About 578,000 foreign nationals are entitled to vote in upcoming municipal and county elections in Sweden, a nation of 10 million, figures from Statistics Sweden (SCB) have shown. This is 123,000 more than in the previous election, held in 2014.
Haparanda municipality in northern Sweden is in the lead; 27 percent of the population eligible to vote are foreign nationals. On the other end of the scale is Öckerö municipality in Västra Götaland County in western Sweden, with only 2 percent. The national average, however, is 7.4 percent.
According to Swedish law, foreign citizens are entitled to vote in elections to municipal and county councils. To qualify for the voting process, one must have been registered in Sweden for at least three consecutive years before the election. However, many foreign nationals have forfeited this opportunity so far.

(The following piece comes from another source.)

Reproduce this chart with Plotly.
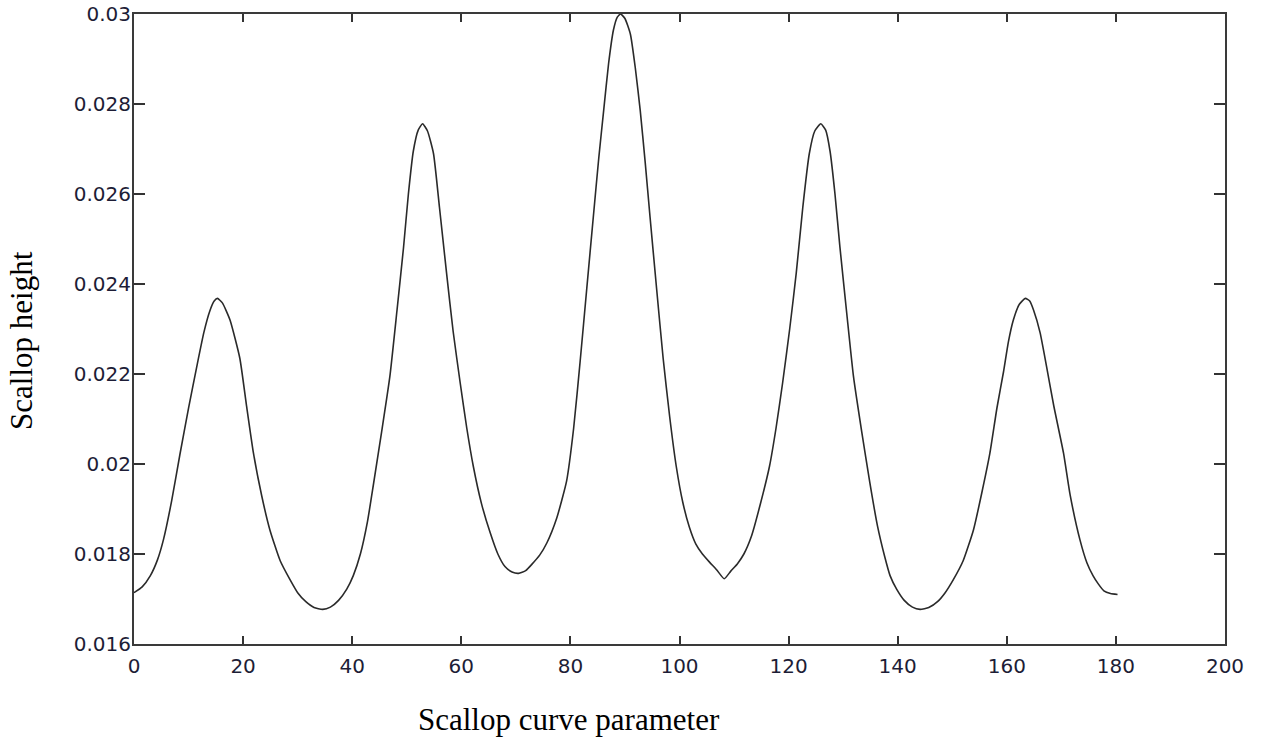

"Generally speaking, voting among foreigners is significantly lower than among ethnic Swedes," Mehrdad Darvishpour, assistant professor in social work at Mälardalen University, explained, as quoted by the 24Helsingborg news outlet.
According to Darvishpour, the low turnout depends on a number of factors, including whether they hail from a democratic society or a dictatorship, how long they have lived in the country, as well as their socio-economic conditions. Even such aspects as whether the person feels at home in Swedish society should be considered.
"A combination of spreading more knowledge, a clear inclusive anti-discrimination message and promoting more people with foreign descent as role models could increase the motivation among foreign-born voters," Darvishpour argued.
The Swedish government has previously declared measures to increase voter turnout among the foreign-born, targeting, above all, blighted areas with a high percentage of immigrants. Earlier in March, about 20 organizations across the Nordic country were granted a total of SEK 8.5 million ($1.1 million) in a nationwide effort to persuade disaffected voters to cast their ballots in the upcoming election in September. Likewise, special effort will be invested to bring more women to polling stations, as it was previously found that they are often prevented from voting by their "patriarchal" surroundings.
Previous experience showed that immigrant-dominated areas tend to vote predominantly for the left-wing parties, such as the ruling red-green coalition of the Social Democrats and the Greens and the Left.
"The socialists are doubling down to get more immigrants to vote in the 2018 election. Looking at the results from Tensta [a blighted migrant-dense area in Greater Stockholm], you understand why," Conservative politician Zagros Hama, whose motto is "Make Sweden Powerful Again," tweeted.